Le 9 janvier 2022, des fusillades ont eu lieu dans diverses parties d’Aldama. Dans le village de Xuxch, le Tsotsil Javier Hernández de la Torre a été victime d’un tir d’arme à feu alors que lui et sa famille se rendaient à sa plantation de café. Javier Hernández de la Torre est membre des bases de soutien de l’Armée Zapatiste de Libération Nationale (EZLN). Il est actuellement en convalescence à l’hôpital après avoir reçu une balle dans la tête.

Le 10 janvier 2022, un jeune autochtone, Lorenzo Gómez Ruiz, est mort d’une blessure par balle dans la communauté de Stzelejpotobtik alors qu’il recevait des soins médicaux à l’hôpital de San Cristóbal de las Casas. Le même jour, vers 1 h du matin, un groupe d’environ 15 personnes cagoulées et armées est entré dans la communauté autonome du 16 Febrero, située dans la municipalité d’Ocosingo. Le groupe armé a agressé physiquement un mineur et a forcé une femme de la communauté, Hilaria Hernández Gómez, à quitter sa maison avec son fils de 3 ans, Tomas López Hernández. Bien que Mme Hernández et ses trois enfants aient été retrouvés plus tard sains et saufs, des organisations locales signalent que le groupe armé est toujours positionné sur les terres de la communauté.

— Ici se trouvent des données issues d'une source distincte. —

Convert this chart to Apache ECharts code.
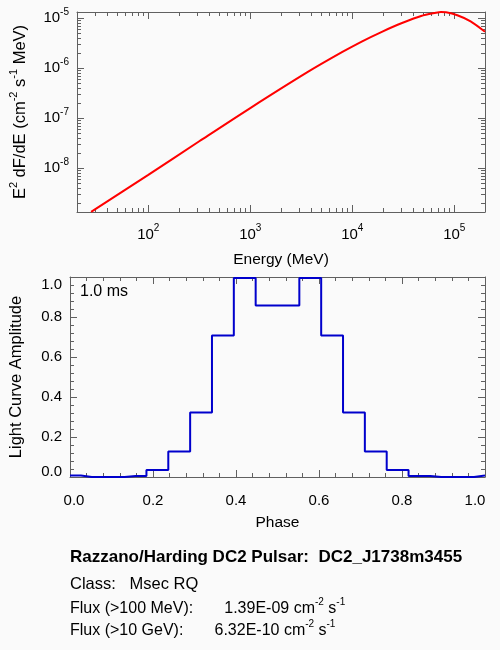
<!DOCTYPE html>
<html>
<head>
<meta charset="utf-8">
<script src="https://cdn.jsdelivr.net/npm/echarts@6/dist/echarts.min.js"></script>
<style>
html, body { margin: 0; padding: 0; background: #fafafa; }
#chart { width: 500px; height: 650px; }
</style>
</head>
<body>
<div id="chart"></div>
<script>
// spectrum: energy (MeV) vs E^2 dF/dE
var energy = [27.5, 100, 316, 1000, 3700, 8000, 12500, 19500, 30300, 47300, 66000, 74000, 83000, 107000, 144500, 200000];
var e2dnde = [1.34e-9, 7.41e-9, 3.47e-8, 1.603e-7, 8.55e-7, 2.123e-6, 3.467e-6, 5.37e-6, 7.94e-6, 1.112e-5,
              1.291e-5, 1.335e-5, 1.318e-5, 1.148e-5, 8.71e-6, 5.37e-6];

// light curve, 19 bins (histogram style)
var phase = [0, 0.0526, 0.1053, 0.1579, 0.2105, 0.2632, 0.3158, 0.3684, 0.4211, 0.4737,
             0.5263, 0.5789, 0.6316, 0.6842, 0.7368, 0.7895, 0.8421, 0.8947, 0.9474, 1.0];
var amplitude = [0.008, 0, 0, 0.005, 0.035, 0.128, 0.323, 0.708, 0.995, 0.857,
                 0.857, 0.995, 0.708, 0.323, 0.128, 0.035, 0.005, 0, 0, 0.008];

var infoLines = [
    'Razzano/Harding DC2 Pulsar:  DC2_J1738m3455',
    'Class:   Msec RQ',
    'Flux (>100 MeV):       1.39E-09 cm{sup|-2} s{sup|-1}',
    'Flux (>10 GeV):       6.32E-10 cm{sup|-2} s{sup|-1}'
];

var FONT = 'Liberation Sans, Arial, sans-serif';
var FRAME = '#606060';

function supStyle(size) {
    return {
        n: { fontSize: size, lineHeight: size, verticalAlign: 'bottom', color: '#000', fontFamily: FONT },
        sup: { fontSize: 10, lineHeight: 10, padding: [0, 0, Math.round(size * 0.6), 0], verticalAlign: 'bottom', color: '#000', fontFamily: FONT }
    };
}

function pow10Label(v) {
    var e = Math.round(Math.log(v) / Math.LN10);
    return '{n|10}{sup|' + e + '}';
}

// base axis (frame + inward ticks)
function frameAxis(extra) {
    var a = {
        axisLine: { show: true, onZero: false, lineStyle: { color: FRAME, width: 1 } },
        axisTick: { show: true, inside: true, length: 7, lineStyle: { color: FRAME } },
        minorTick: { show: true, length: 4, lineStyle: { color: FRAME } },
        splitLine: { show: false },
        axisLabel: { show: false }
    };
    for (var k in extra) a[k] = extra[k];
    return a;
}

var logMinor = { show: true, splitNumber: 9, length: 4, lineStyle: { color: FRAME } };

var chart = echarts.init(document.getElementById('chart'));

var option = {
    backgroundColor: '#fafafa',
    animation: false,
    grid: [
        { left: 70, top: 12, width: 415, height: 200 },
        { left: 70, top: 277, width: 415, height: 200 }
    ],
    xAxis: [
        frameAxis({
            type: 'log', gridIndex: 0, min: 20, max: 200000, position: 'bottom',
            minorTick: logMinor,
            axisLabel: { show: true, margin: 15, formatter: pow10Label, rich: supStyle(15),
                         showMinLabel: false, showMaxLabel: false },
            name: 'Energy (MeV)', nameLocation: 'middle', nameGap: 40,
            nameTextStyle: { fontSize: 15.5, color: '#000', fontFamily: FONT }
        }),
        frameAxis({
            type: 'log', gridIndex: 0, min: 20, max: 200000, position: 'top',
            minorTick: logMinor
        }),
        frameAxis({
            type: 'value', gridIndex: 1, min: 0, max: 1, interval: 0.2, position: 'bottom',
            axisLabel: {
                show: true, margin: 16, fontSize: 15, color: '#000', fontFamily: FONT,
                formatter: function (v) {
                    if (v === 0) return '{l|0.0}';
                    if (v === 1) return '{r|1.0}';
                    return v.toFixed(1);
                },
                rich: {
                    l: { fontSize: 15, fontFamily: FONT, color: '#000', padding: [0, 0, 0, 8] },
                    r: { fontSize: 15, fontFamily: FONT, color: '#000', padding: [0, 20, 0, 0] }
                }
            },
            name: 'Phase', nameLocation: 'middle', nameGap: 38,
            nameTextStyle: { fontSize: 15.5, color: '#000', fontFamily: FONT }
        }),
        frameAxis({
            type: 'value', gridIndex: 1, min: 0, max: 1, interval: 0.2, position: 'top'
        })
    ],
    yAxis: [
        frameAxis({
            type: 'log', gridIndex: 0, min: 1.336e-9, max: 1.336e-5, position: 'left',
            minorTick: logMinor,
            axisLabel: { show: true, margin: 8, formatter: pow10Label, rich: supStyle(15),
                         showMinLabel: false, showMaxLabel: false },
            name: 'E{sup|2} dF/dE (cm{sup|-2} s{sup|-1} MeV)', nameLocation: 'middle', nameGap: 48,
            nameRotate: 90,
            nameTextStyle: {
                fontSize: 16.5, color: '#000', fontFamily: FONT,
                rich: {
                    sup: { fontSize: 11, lineHeight: 11, padding: [0, 0, 10, 0], verticalAlign: 'bottom', color: '#000', fontFamily: FONT }
                }
            }
        }),
        frameAxis({
            type: 'log', gridIndex: 0, min: 1.336e-9, max: 1.336e-5, position: 'right',
            minorTick: logMinor
        }),
        frameAxis({
            type: 'value', gridIndex: 1, min: 0, max: 1, interval: 0.2, position: 'left',
            axisLabel: {
                show: true, margin: 8, fontSize: 15, color: '#000', fontFamily: FONT,
                formatter: function (v) {
                    if (v === 0) return '{b|0.0}';
                    if (v === 1) return '{t|1.0}';
                    return v.toFixed(1);
                },
                rich: {
                    t: { fontSize: 15, fontFamily: FONT, color: '#000', padding: [16, 0, 0, 0] },
                    b: { fontSize: 15, fontFamily: FONT, color: '#000', padding: [0, 0, 10, 0] }
                }
            },
            name: 'Light Curve Amplitude', nameLocation: 'middle', nameGap: 45,
            nameTextStyle: { fontSize: 16.5, color: '#000', fontFamily: FONT }
        }),
        frameAxis({
            type: 'value', gridIndex: 1, min: 0, max: 1, interval: 0.2, position: 'right'
        })
    ],
    series: [
        {
            type: 'line', xAxisIndex: 0, yAxisIndex: 0,
            data: energy.map(function (e, i) { return [e, e2dnde[i]]; }),
            smooth: 0.3, showSymbol: false, clip: true,
            lineStyle: { color: '#ff0000', width: 2 }
        },
        {
            type: 'line', xAxisIndex: 2, yAxisIndex: 2,
            data: phase.map(function (p, i) { return [p, amplitude[i]]; }),
            step: 'middle', showSymbol: false,
            lineStyle: { color: '#0000cc', width: 2 }
        }
    ],
    graphic: [
        { type: 'text', left: 80, top: 284, style: { text: '1.0 ms', fontSize: 16, fontFamily: FONT, fill: '#000' } },
        { type: 'text', left: 70, top: 549, style: { text: infoLines[0], fontSize: 17, fontWeight: 'bold', fontFamily: FONT, fill: '#000' } },
        { type: 'text', left: 70, top: 576, style: { text: infoLines[1], fontSize: 16.5, fontFamily: FONT, fill: '#000' } }
    ]
};

// flux lines with superscripts
[597, 619].forEach(function (top, i) {
    option.graphic.push({
        type: 'text', left: 70, top: top,
        style: {
            text: '{n|' + infoLines[2 + i].replace(/\{sup\|(-\d)\}/g, '}{sup|$1}{n|') + '}',
            rich: supStyle(16)
        }
    });
});

chart.setOption(option);
</script>
</body>
</html>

Les communautés autochtones de l’État du Chiapas qui ont été attaquées lors de ces événements défendent pacifiquement leurs droits collectifs au territoire, à l’autonomie et à l’autodétermination. Ces droits sont défendus collectivement par les pratiques qui construisent leur autodétermination. Les attaques armées contre ces communautés constituent une tentative de nuire au tissu communautaire et à l’engagement collectif de protéger leurs droits.

Les organisations soussignées s’opposent à ces niveaux élevés de violence contre les défenseur-ses des droits des autochtones dans l’État du Chiapas, en particulier dans les municipalités d’Aldama, Ocosingo, Chalchihuitán, Chenalhó, Chilón et Pantelhó, et elles réitèrent leurs préoccupations face au climat d’impunité et à l’absence de conditions sécuritaires adéquates pour ces formes communautaires de défense des droits humains dans l’État du Chiapas.

Nous appelons les autorités fédérales et étatiques à clarifier ces nouveaux actes de violence, à mener une enquête avec toute la vigilance due afin de traduire les responsables devant la justice de manière expéditive, et à veiller à ce que les communautés de défenseur-ses puissent vivre dans un environnement sûr pour défendre et exercer leurs droits humains collectifs et individuels.